Exercise inputs
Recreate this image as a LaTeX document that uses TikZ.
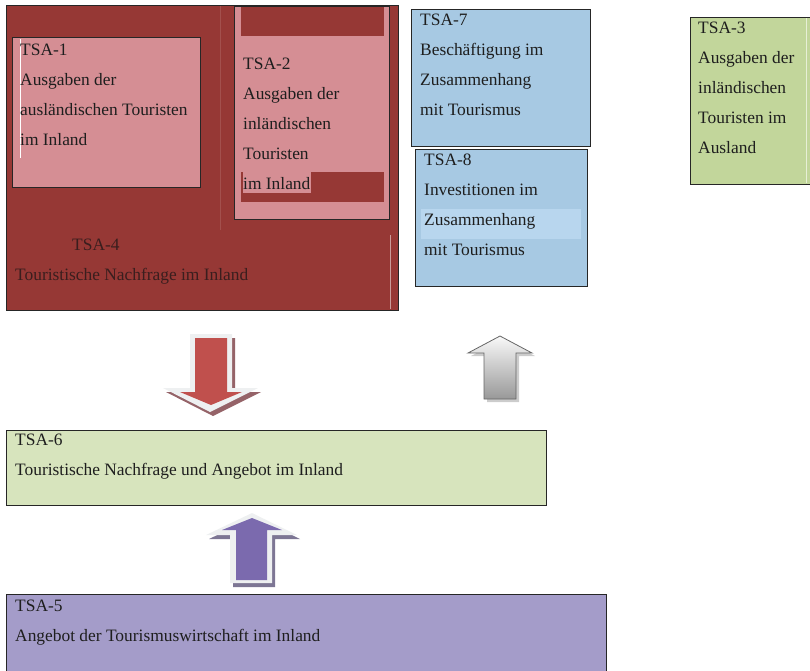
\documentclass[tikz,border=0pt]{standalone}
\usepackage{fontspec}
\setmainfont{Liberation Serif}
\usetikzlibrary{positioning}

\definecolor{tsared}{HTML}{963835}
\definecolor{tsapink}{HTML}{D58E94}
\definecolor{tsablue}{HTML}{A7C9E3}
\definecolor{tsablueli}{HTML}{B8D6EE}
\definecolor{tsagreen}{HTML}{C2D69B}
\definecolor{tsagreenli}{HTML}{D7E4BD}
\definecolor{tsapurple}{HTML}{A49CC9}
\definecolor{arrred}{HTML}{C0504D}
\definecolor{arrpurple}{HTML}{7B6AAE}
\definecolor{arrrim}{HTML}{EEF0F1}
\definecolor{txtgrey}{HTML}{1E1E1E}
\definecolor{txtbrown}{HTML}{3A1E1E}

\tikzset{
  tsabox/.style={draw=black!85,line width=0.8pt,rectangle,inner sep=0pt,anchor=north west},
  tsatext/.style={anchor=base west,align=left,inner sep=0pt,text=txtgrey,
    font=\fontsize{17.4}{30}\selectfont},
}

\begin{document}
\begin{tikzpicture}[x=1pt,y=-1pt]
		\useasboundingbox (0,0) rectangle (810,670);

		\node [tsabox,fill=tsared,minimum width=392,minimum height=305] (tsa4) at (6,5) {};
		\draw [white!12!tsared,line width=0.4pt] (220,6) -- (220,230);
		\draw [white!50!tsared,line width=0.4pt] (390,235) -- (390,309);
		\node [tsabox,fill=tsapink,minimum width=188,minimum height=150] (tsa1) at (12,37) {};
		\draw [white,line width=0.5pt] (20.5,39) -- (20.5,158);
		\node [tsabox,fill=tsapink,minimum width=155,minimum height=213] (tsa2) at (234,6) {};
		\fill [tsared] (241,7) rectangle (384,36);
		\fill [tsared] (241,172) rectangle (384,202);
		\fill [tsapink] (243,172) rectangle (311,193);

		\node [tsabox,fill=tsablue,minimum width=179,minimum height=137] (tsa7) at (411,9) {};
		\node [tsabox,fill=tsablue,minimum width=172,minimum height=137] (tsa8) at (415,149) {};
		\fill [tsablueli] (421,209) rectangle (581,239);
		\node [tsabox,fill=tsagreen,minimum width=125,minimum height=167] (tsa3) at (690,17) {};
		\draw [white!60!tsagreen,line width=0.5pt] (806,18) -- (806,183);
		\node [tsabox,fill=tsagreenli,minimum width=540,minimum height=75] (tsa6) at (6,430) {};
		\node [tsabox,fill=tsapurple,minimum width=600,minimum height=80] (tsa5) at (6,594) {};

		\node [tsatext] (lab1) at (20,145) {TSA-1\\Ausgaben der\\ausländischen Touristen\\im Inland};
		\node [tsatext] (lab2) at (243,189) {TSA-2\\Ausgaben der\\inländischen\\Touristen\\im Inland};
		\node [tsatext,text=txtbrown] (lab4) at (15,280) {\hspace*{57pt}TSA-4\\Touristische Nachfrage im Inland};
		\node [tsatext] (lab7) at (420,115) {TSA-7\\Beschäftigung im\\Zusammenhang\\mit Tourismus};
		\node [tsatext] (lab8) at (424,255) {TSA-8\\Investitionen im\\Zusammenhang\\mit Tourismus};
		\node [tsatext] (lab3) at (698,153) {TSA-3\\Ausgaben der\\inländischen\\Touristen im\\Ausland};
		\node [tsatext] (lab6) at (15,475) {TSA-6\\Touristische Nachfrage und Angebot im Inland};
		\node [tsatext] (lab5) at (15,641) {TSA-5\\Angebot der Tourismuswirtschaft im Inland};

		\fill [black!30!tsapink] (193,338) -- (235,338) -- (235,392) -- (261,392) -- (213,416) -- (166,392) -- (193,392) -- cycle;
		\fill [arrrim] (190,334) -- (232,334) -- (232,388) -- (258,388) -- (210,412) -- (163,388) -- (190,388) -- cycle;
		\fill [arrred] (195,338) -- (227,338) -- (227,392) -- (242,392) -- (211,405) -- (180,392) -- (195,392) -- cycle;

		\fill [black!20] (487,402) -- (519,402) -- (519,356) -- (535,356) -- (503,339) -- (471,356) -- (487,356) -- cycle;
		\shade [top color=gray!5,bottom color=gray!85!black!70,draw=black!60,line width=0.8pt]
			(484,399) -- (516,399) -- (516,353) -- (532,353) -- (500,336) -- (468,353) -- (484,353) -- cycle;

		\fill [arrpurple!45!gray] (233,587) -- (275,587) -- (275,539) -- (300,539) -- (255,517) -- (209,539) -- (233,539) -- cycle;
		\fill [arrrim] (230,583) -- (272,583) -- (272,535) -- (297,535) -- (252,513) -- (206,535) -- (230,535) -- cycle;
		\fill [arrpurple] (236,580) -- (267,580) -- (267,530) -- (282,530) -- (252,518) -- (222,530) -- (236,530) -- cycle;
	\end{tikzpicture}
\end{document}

--

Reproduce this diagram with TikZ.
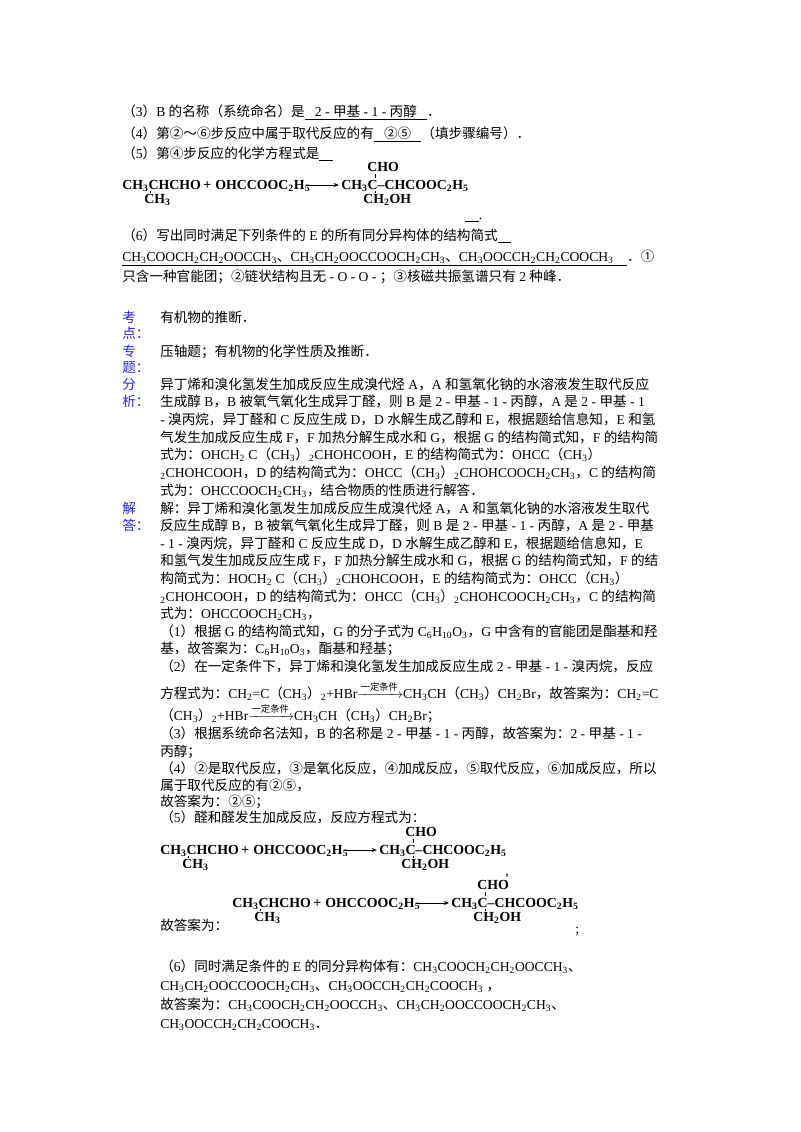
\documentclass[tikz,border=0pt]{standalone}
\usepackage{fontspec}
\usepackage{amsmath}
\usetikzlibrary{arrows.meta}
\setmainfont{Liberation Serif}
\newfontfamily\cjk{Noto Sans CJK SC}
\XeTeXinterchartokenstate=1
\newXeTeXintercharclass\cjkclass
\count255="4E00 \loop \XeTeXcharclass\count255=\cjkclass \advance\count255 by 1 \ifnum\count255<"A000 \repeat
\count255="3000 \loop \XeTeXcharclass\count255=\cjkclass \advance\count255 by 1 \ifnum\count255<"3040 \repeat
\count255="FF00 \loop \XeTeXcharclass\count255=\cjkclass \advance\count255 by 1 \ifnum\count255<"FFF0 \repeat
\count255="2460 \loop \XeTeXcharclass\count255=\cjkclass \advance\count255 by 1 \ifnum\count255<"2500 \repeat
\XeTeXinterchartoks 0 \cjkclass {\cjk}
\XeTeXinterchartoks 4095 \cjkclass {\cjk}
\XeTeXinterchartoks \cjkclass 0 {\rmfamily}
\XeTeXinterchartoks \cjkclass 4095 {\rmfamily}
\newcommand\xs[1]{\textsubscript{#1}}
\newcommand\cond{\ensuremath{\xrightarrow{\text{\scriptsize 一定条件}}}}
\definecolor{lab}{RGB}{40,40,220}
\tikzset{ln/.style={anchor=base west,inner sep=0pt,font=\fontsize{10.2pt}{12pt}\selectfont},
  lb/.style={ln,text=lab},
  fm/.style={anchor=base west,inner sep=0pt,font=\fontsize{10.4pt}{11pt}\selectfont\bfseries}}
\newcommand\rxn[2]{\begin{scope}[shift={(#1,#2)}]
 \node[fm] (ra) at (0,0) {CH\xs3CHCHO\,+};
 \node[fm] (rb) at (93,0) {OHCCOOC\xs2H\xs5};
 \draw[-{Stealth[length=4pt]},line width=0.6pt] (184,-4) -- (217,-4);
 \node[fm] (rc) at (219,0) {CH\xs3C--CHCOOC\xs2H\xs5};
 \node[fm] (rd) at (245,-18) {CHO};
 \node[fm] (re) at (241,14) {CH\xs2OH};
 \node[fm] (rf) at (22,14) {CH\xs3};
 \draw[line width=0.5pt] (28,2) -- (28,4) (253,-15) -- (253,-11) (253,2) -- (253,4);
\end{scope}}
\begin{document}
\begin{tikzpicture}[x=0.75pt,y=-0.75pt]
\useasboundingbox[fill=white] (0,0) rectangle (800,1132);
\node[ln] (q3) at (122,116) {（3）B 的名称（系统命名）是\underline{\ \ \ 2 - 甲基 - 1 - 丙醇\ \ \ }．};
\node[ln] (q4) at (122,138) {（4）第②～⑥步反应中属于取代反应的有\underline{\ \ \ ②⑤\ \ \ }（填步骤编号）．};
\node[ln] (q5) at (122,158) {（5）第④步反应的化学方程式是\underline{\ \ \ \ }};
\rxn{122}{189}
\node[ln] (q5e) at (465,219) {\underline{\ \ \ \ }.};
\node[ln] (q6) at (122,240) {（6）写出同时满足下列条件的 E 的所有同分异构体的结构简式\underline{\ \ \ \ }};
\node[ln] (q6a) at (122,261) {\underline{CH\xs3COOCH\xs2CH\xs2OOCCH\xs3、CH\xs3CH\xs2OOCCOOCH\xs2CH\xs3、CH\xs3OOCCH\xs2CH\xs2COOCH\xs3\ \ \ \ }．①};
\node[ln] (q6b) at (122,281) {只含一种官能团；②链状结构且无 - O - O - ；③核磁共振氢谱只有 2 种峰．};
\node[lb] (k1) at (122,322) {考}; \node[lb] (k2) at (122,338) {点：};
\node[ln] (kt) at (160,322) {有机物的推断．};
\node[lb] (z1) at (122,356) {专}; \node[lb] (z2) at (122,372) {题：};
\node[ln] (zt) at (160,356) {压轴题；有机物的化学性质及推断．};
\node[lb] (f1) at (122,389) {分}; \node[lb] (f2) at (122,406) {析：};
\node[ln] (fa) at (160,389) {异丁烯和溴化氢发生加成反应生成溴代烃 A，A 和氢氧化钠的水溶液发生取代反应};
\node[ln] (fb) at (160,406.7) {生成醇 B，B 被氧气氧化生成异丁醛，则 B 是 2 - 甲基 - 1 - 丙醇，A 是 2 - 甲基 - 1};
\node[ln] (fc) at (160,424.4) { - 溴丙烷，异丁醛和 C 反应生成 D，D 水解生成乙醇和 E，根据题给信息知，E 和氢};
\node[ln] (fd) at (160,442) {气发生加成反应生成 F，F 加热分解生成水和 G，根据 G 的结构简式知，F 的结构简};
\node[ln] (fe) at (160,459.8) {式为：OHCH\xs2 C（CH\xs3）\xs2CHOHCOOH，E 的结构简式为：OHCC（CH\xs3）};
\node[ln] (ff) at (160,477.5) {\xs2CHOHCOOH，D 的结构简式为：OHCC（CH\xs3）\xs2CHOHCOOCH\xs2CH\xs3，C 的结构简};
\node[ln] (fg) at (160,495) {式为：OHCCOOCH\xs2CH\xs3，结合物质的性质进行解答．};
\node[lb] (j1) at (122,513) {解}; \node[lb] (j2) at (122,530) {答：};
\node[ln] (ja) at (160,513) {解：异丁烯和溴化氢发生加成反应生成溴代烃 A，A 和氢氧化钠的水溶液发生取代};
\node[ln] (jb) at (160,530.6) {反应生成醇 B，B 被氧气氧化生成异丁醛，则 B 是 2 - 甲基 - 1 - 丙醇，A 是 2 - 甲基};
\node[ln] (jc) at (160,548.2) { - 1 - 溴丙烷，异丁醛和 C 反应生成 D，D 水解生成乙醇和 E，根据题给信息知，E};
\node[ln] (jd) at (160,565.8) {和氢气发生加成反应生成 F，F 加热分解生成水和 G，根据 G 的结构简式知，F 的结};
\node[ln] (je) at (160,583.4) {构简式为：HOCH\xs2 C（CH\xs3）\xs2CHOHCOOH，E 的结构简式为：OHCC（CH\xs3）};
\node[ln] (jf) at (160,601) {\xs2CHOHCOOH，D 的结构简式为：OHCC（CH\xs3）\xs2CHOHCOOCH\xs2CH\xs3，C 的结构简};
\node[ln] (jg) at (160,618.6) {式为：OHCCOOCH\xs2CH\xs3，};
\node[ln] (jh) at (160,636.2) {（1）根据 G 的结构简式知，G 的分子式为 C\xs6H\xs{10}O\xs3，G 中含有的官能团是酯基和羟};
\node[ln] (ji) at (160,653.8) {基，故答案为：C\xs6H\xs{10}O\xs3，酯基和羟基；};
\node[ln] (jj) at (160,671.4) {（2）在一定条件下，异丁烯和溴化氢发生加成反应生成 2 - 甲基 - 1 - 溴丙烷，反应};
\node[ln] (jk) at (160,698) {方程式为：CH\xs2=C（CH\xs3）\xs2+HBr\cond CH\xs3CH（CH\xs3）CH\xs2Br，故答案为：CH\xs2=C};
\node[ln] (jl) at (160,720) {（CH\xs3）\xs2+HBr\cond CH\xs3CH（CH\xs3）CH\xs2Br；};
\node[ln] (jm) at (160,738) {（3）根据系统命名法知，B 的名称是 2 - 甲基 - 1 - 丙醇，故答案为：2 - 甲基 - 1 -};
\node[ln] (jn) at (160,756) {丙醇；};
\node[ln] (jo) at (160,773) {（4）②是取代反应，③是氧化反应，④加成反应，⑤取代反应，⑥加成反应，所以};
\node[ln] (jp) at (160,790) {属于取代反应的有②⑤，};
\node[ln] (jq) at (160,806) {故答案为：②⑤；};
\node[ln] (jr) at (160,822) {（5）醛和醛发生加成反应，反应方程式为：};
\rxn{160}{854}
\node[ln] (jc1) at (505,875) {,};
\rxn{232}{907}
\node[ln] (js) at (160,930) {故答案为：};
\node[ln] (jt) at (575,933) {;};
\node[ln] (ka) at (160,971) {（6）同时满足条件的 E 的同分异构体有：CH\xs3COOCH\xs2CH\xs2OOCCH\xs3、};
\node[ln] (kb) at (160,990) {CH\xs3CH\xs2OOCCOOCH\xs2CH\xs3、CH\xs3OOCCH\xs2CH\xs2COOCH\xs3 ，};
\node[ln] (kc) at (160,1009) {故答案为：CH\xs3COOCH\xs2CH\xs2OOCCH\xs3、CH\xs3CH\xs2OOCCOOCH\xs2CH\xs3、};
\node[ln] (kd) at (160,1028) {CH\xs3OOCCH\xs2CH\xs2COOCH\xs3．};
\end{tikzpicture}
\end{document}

--

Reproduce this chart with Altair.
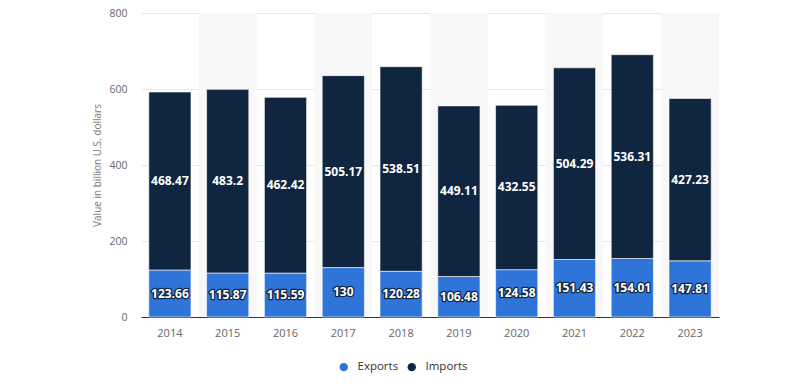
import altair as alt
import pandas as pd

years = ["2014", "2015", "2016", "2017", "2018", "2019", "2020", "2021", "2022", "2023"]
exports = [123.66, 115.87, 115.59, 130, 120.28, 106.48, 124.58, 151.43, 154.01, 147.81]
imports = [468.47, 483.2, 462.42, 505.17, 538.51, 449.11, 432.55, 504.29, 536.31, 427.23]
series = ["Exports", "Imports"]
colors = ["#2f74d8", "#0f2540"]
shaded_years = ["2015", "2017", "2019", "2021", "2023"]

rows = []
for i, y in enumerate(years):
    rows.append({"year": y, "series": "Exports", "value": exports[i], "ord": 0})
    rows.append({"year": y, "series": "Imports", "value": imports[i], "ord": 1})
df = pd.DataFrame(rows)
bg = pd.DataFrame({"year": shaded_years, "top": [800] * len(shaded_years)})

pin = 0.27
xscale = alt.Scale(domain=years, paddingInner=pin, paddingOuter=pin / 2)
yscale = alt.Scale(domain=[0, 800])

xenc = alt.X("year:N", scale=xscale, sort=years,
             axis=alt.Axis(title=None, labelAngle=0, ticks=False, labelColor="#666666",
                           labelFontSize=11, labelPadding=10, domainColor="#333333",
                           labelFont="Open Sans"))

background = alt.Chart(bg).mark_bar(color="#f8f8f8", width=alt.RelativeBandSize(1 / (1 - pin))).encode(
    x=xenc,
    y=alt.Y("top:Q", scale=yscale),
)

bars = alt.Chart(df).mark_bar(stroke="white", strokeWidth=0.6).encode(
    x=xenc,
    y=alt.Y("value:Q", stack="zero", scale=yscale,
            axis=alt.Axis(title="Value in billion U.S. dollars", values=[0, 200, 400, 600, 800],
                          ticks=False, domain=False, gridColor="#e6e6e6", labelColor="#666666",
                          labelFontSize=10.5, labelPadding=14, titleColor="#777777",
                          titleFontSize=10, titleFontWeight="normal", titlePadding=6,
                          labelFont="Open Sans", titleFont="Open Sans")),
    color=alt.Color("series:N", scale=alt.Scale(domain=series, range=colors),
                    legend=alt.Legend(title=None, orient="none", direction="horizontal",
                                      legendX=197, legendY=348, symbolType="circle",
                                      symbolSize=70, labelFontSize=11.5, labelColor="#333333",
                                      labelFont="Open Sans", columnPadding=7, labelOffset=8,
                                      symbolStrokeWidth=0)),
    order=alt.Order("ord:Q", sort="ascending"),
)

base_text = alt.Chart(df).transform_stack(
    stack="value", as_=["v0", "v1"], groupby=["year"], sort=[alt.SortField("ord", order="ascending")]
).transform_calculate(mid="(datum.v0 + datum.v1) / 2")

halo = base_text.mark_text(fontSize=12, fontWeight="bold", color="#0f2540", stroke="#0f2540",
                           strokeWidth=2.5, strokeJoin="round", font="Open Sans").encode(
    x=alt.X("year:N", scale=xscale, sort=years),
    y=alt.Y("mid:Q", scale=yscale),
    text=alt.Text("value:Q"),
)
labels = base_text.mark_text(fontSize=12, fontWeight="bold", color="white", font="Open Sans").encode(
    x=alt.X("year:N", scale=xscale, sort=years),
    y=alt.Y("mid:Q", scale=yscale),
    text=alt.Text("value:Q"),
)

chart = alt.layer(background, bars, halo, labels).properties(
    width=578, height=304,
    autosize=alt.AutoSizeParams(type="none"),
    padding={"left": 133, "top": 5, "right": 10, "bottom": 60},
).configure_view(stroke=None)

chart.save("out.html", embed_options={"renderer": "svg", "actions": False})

Requirement
Write out again exactly the lines above from the one with "Reproduce this chart with Altair." through the one with "import pandas as pd", adding no other lines and no pictures.

Result below
Reproduce this chart with Altair.
import altair as alt
import pandas as pd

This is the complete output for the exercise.